DexPIE: Stable Dexterous Policy Improvement from Real-World Experience
2026-06-08 • Robotics
RoboticsComputer Vision and Pattern Recognition
AI summaryⓘ
The authors address the difficulty of teaching robotic hands to perform complex tasks by imitation alone, which often needs lots of expert examples and still makes mistakes. They create DexPIE, a method that improves the robot's skill after initial training by learning from its own real-world experiences. Their approach uses a special way to gather better feedback during practice and aligns new experiences more closely with the demonstrations to help evaluate and improve the robot's choices. Testing their method on three hard tasks, they show it works noticeably better than just copying demonstrations. The authors also plan to share their code and data for others to use.

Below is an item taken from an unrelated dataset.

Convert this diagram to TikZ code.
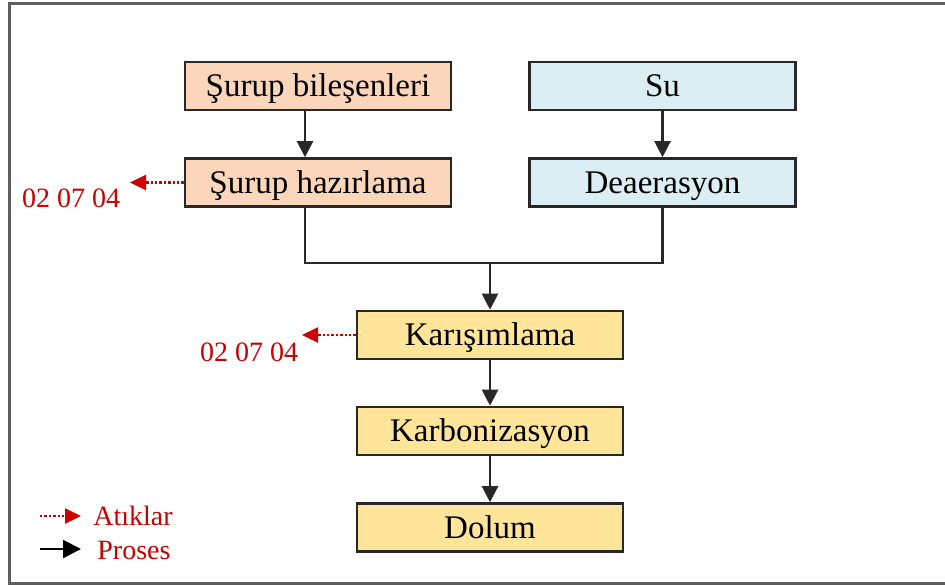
\documentclass[tikz,border=0pt]{standalone}
\usepackage{fontspec}
\setmainfont{Liberation Serif}
\usetikzlibrary{arrows.meta,calc}
\definecolor{peach}{RGB}{251,214,186}
\definecolor{lblue}{RGB}{219,238,244}
\definecolor{lyellow}{RGB}{255,229,153}
\definecolor{wred}{RGB}{204,0,0}
\definecolor{frameg}{RGB}{95,95,95}
\definecolor{edgeg}{RGB}{40,40,40}
\tikzset{
  box/.style={draw=edgeg, line width=1.3pt, minimum width=133pt, minimum height=24pt,
    inner sep=0pt, text height=14pt, text depth=3.5pt,
    font=\fontsize{16.5}{19}\selectfont, text=black},
  sbox/.style={box, fill=peach},
  wbox/.style={box, fill=lblue},
  ybox/.style={box, fill=lyellow},
  proc/.style={draw=edgeg, line width=1.1pt, -{Triangle[length=8pt,width=8pt]}},
  pline/.style={draw=edgeg, line width=1.1pt},
  waste/.style={draw=wred, line width=1.1pt, dash pattern=on 1.2pt off 1pt,
    -{Triangle[length=8pt,width=7.5pt]}},
  wlabel/.style={text=wred, font=\fontsize{14}{16}\selectfont, inner sep=0pt},
}
\begin{document}
\begin{tikzpicture}[x=0.5pt,y=-0.5pt]
\useasboundingbox (0,0) rectangle (945,585);
% frame
\draw[frameg, line width=1.5pt] (960,3) -- (9,3) -- (9,583) -- (960,583);
% boxes
\node[sbox] (sb) at (318,86) {Şurup bileşenleri};
\node[sbox] (sh) at (318,182.5) {Şurup hazırlama};
\node[wbox] (su) at (662.5,86) {Su};
\node[wbox] (de) at (662.5,182.5) {Deaerasyon};
\node[ybox] (ka) at (490,335) {Karışımlama};
\node[ybox] (kb) at (490,431) {Karbonizasyon};
\node[ybox] (do) at (490,527.5) {Dolum};
% process connectors
\draw[proc] ($(sb.south)+(-13,0)$) -- ($(sh.north)+(-13,0)$);
\draw[proc] (su.south) -- (de.north);
\coordinate (j) at (490,263);
\draw[pline] ($(sh.south)+(-13,0)$) |- (j);
\draw[pline] (de.south) |- (j);
\draw[proc] (j) -- (ka.north);
\draw[proc] (ka.south) -- (kb.north);
\draw[proc] (kb.south) -- (do.north);
% waste arrows
\coordinate (w1) at (130,182.5);
\draw[waste] (sh.west) -- (w1);
\node[wlabel] (l1) at (71,198) {02 07 04};
\coordinate (w2) at (302,335);
\draw[waste] (ka.west) -- (w2);
\node[wlabel] (l2) at (249,352) {02 07 04};
% legend
\coordinate (la1) at (40,516);
\coordinate (la2) at (81,516);
\draw[waste] (la1) -- (la2);
\node[wlabel, anchor=west] (lt1) at (93,516) {Atıklar};
\coordinate (lb1) at (40,549);
\coordinate (lb2) at (81,549);
\draw[proc, draw=black, -{Triangle[length=9pt,width=9pt]}] (lb1) -- (lb2);
\node[wlabel, anchor=west] (lt2) at (97,550) {Proses};
\end{tikzpicture}
\end{document}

dexterous manipulationimitation learningDAggerpolicy improvementasynchronous inferencevalue functionreinforcement learningrobotic handscontact-rich dynamics
Authors
Ruizhe Liao, Wenrui Chen, Liangji Zeng, Haoran Lin, Fan Yang, Kailun Yang, Yaonan Wang
Abstract
Dexterous manipulation presents substantial challenges for imitation learning due to its high-dimensional action space and complex contact-rich dynamics. Policies trained purely from demonstrations often suffer from compounding errors during deployment and require large amounts of expert data to achieve reliable performance. To move beyond the limitations of demonstration data, in this work, we propose DexPIE, a post-training framework for dexterous policy improvement from experience collected through real-world deployment. First, DexPIE enables effective exploration coverage through a dexterous-hand-adapted intervention system and multi-stage DAgger-style data collection across initial and intermediate task stages, providing reliable supervision for accurate policy evaluation. To reduce temporal noise between post-training rollouts and demonstration data, we introduce asynchronous inference in the relative action space, which better aligns rollout data with demonstrated behavior and allows the critic to learn a value function induced by a more consistent underlying policy. Finally, DexPIE improves the policy through conditioning on a continuous optimality indicator, allowing the policy to leverage the quality of data in a more fine-grained manner. Across three challenging real-world dexterous manipulation tasks, DexPIE achieves a 37% improvement in success rate over the demonstration-based reference policy, outperforming all baseline methods and demonstrating stronger robustness. The source code and dataset will be made publicly available.